### Task requirements:
Keep to the lines from the line containing "Write the matplotlib code for this chart." through the line containing "RED = '#FF0000'": copy them exactly and leave every picture out.

### Rows from a dataset of charts and code:
· · · · · · ·

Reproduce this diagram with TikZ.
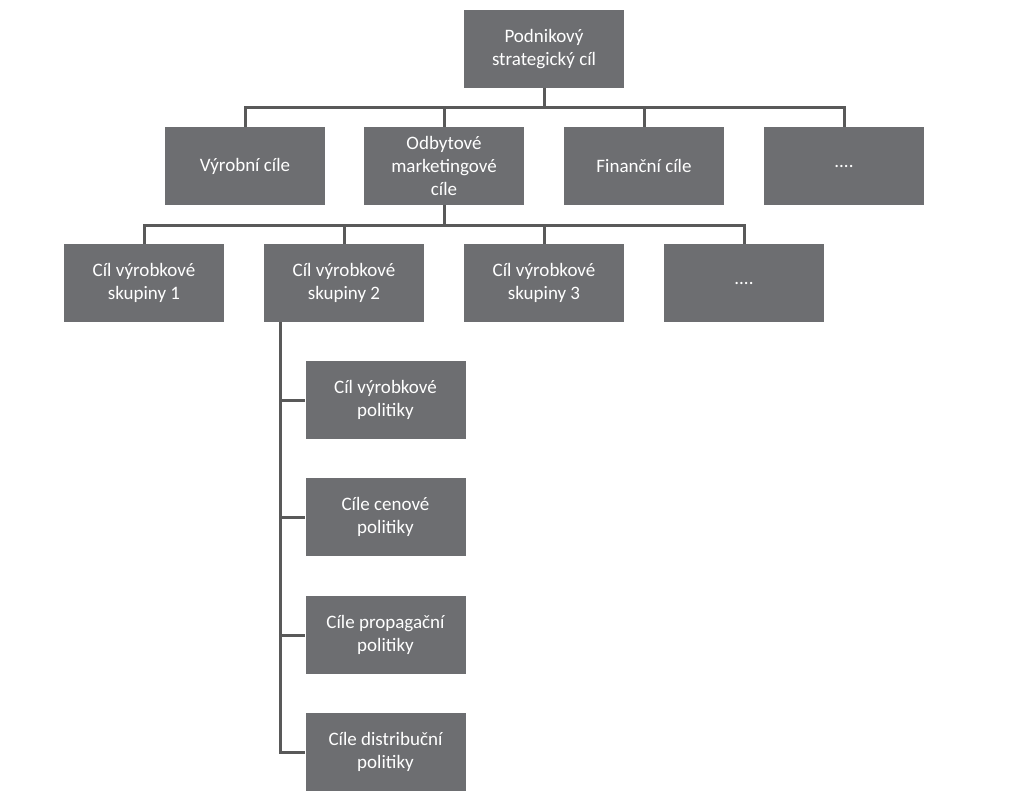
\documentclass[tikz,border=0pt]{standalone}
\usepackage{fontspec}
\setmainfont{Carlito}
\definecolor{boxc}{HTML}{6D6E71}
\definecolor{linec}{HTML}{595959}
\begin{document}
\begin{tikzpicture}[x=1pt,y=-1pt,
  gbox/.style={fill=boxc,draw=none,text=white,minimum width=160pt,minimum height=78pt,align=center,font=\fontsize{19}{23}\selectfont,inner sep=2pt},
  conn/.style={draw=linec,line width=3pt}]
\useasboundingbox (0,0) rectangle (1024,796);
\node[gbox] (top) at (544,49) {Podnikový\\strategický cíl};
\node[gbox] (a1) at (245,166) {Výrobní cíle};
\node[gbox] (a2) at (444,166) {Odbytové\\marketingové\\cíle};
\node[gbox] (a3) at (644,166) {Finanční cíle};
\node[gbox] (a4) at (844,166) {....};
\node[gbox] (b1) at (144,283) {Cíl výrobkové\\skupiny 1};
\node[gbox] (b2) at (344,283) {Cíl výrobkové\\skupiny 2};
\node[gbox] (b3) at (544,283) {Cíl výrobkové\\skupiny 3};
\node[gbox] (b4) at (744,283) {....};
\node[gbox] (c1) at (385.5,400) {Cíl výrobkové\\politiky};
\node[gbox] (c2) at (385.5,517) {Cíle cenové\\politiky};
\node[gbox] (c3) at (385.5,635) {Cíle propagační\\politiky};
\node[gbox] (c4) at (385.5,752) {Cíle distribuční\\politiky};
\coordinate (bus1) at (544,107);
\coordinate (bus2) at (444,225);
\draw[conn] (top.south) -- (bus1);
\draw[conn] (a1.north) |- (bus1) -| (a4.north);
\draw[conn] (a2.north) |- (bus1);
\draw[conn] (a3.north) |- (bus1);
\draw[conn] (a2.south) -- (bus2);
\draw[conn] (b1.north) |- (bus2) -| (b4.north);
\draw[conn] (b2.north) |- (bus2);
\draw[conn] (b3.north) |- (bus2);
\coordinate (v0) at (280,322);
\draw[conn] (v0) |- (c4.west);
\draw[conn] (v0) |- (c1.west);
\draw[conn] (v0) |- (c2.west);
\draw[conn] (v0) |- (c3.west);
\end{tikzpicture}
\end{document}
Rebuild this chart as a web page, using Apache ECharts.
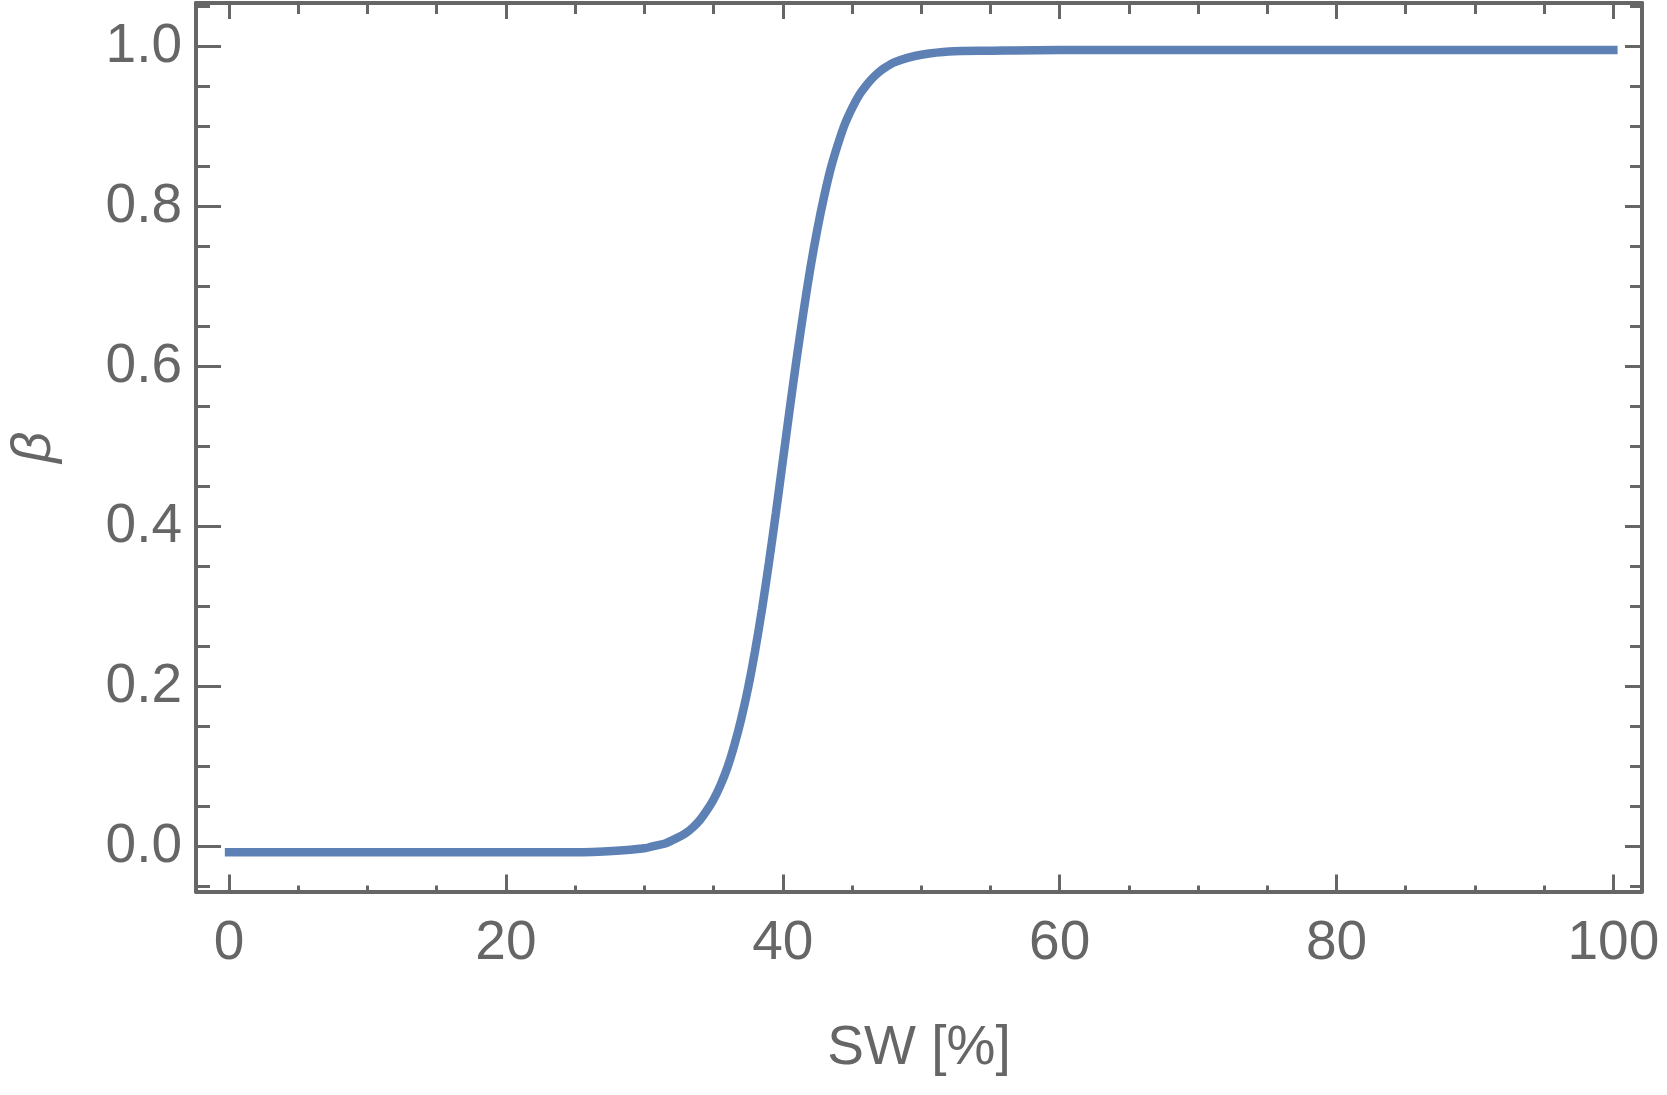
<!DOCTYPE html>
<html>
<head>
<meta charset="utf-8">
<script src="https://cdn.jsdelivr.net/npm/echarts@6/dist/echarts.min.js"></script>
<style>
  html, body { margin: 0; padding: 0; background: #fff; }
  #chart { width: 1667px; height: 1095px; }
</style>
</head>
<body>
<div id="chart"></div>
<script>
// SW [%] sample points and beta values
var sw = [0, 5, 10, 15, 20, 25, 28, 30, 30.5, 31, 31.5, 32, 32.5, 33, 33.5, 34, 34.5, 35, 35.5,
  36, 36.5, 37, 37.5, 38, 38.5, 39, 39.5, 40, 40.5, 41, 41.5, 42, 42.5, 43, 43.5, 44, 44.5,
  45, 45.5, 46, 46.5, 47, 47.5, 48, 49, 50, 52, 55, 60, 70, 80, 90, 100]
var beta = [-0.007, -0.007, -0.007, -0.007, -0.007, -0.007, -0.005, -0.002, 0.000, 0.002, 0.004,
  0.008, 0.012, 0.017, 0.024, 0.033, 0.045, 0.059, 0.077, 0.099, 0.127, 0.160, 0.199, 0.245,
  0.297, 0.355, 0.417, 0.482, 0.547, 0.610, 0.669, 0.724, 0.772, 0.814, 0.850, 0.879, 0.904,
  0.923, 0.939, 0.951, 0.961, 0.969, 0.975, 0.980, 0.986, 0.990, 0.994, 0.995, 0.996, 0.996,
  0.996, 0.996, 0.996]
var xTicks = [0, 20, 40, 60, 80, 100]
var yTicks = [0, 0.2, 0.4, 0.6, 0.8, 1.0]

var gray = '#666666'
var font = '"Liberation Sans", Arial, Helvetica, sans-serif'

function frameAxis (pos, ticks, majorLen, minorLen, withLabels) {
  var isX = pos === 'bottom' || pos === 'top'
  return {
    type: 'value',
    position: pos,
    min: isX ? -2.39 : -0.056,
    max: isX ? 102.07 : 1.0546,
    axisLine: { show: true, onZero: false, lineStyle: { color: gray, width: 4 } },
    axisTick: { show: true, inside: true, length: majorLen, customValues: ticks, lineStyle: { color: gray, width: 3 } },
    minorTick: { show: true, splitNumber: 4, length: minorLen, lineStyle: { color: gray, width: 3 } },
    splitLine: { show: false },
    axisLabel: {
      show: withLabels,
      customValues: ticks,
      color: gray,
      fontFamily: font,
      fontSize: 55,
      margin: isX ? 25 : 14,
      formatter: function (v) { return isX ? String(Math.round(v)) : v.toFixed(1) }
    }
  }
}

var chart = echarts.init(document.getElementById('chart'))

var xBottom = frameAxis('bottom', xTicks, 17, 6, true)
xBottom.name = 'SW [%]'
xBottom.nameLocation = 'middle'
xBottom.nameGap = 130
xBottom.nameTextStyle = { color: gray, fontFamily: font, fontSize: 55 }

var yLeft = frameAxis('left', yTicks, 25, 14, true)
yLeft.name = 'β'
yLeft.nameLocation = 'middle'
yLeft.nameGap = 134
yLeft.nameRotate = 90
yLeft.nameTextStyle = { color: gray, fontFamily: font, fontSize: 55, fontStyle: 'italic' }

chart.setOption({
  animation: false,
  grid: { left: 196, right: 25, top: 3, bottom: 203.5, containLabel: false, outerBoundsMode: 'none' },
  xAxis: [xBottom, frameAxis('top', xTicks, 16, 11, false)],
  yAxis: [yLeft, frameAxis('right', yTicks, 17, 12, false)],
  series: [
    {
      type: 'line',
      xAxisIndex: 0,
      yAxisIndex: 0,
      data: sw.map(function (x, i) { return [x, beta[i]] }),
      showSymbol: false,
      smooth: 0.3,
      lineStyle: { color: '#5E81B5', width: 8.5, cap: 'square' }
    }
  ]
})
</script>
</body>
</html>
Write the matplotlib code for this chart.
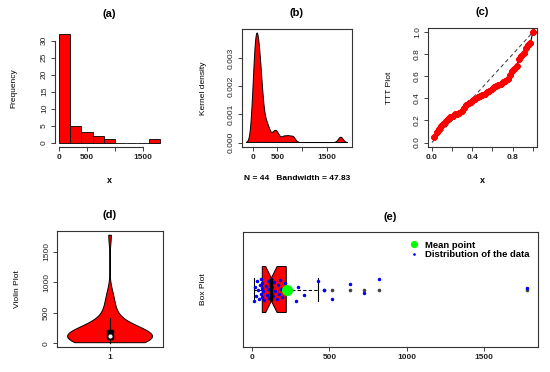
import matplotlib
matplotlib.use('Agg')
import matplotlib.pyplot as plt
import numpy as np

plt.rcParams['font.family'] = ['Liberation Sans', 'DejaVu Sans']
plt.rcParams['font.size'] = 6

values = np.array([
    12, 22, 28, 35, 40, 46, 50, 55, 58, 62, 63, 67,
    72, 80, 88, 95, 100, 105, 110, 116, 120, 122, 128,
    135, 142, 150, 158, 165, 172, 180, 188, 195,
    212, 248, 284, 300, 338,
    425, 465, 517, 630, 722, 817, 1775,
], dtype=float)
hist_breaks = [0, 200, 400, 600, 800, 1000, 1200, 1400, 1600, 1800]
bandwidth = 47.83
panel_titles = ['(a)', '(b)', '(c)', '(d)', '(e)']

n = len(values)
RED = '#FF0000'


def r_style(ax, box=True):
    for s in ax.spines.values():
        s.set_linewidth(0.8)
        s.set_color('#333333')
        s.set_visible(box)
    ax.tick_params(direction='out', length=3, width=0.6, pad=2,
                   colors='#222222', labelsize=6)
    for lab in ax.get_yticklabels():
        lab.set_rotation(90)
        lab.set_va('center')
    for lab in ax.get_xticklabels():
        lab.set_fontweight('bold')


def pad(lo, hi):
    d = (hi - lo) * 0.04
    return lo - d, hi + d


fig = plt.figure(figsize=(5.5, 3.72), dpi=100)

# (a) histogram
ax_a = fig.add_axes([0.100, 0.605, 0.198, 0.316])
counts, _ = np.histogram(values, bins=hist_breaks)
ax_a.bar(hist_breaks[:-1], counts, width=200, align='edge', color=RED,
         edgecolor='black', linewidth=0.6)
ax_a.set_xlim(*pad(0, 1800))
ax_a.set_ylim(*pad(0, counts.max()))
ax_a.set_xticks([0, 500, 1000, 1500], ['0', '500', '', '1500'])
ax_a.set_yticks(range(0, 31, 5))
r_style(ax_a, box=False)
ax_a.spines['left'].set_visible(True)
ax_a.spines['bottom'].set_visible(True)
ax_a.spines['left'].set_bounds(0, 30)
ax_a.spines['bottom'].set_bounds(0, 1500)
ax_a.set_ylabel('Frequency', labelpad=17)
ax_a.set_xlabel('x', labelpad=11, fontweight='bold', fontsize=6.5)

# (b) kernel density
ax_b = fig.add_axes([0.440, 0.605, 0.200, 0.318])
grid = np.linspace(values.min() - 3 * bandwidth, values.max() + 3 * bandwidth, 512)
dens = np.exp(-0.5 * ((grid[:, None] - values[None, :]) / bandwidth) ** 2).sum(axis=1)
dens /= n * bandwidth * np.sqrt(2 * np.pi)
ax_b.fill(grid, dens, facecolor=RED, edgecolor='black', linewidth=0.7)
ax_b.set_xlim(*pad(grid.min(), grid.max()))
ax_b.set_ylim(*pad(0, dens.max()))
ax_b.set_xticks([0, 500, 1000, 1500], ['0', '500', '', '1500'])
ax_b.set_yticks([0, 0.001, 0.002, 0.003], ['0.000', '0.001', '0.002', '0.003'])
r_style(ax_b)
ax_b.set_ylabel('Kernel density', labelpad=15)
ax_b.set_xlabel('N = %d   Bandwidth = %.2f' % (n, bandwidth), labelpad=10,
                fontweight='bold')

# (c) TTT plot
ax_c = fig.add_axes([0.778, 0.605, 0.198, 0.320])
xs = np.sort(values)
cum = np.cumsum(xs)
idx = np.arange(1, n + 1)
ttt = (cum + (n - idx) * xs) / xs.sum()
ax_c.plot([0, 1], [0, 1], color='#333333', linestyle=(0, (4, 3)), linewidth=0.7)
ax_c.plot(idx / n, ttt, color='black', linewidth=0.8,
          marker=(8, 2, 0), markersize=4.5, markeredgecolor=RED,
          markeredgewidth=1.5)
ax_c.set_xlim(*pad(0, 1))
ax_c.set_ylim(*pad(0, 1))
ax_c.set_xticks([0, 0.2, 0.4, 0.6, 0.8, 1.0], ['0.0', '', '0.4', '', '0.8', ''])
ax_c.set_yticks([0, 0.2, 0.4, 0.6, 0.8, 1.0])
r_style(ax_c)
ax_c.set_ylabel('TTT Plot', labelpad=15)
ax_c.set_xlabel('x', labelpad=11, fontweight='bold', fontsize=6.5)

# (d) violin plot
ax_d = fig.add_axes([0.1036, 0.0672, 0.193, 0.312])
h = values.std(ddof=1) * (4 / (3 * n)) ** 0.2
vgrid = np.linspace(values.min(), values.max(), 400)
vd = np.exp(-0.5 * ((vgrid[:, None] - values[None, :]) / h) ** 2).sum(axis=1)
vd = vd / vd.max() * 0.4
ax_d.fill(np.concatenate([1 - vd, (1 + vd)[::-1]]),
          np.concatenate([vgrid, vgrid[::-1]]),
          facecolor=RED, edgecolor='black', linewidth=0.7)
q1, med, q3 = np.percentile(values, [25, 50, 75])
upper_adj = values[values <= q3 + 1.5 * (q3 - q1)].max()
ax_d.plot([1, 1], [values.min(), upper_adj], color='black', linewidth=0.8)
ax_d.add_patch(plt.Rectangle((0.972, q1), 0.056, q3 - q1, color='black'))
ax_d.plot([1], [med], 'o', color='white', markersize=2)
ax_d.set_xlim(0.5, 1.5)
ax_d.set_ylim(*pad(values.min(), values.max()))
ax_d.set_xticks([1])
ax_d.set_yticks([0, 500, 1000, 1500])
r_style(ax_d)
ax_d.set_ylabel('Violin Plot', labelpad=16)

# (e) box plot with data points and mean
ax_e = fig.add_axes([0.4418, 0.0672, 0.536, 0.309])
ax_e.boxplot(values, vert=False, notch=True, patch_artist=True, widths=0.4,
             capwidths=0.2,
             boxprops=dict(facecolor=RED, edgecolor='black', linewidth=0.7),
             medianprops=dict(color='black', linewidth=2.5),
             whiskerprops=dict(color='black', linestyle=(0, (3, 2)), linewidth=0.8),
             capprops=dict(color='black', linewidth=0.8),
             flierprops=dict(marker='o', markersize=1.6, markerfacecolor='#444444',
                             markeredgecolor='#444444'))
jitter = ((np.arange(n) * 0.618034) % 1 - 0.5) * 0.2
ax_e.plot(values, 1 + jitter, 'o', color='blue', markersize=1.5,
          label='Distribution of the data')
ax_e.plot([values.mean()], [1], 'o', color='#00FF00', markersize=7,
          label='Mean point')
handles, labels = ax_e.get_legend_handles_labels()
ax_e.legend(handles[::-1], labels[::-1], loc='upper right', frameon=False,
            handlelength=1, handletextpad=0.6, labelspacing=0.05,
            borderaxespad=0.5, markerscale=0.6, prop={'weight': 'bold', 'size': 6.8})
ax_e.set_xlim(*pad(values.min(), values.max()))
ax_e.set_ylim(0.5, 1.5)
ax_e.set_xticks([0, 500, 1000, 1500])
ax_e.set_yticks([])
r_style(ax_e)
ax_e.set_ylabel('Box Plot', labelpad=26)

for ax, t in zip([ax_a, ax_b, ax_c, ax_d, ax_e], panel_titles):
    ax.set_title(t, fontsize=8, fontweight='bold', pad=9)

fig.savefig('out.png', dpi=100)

· · · · · · ·

### Written answer:
Write the matplotlib code for this chart.
import matplotlib
matplotlib.use('Agg')
import matplotlib.pyplot as plt
import numpy as np

plt.rcParams['font.family'] = ['Liberation Sans', 'DejaVu Sans']
plt.rcParams['font.size'] = 6

values = np.array([
    12, 22, 28, 35, 40, 46, 50, 55, 58, 62, 63, 67,
    72, 80, 88, 95, 100, 105, 110, 116, 120, 122, 128,
    135, 142, 150, 158, 165, 172, 180, 188, 195,
    212, 248, 284, 300, 338,
    425, 465, 517, 630, 722, 817, 1775,
], dtype=float)
hist_breaks = [0, 200, 400, 600, 800, 1000, 1200, 1400, 1600, 1800]
bandwidth = 47.83
panel_titles = ['(a)', '(b)', '(c)', '(d)', '(e)']

n = len(values)
RED = '#FF0000'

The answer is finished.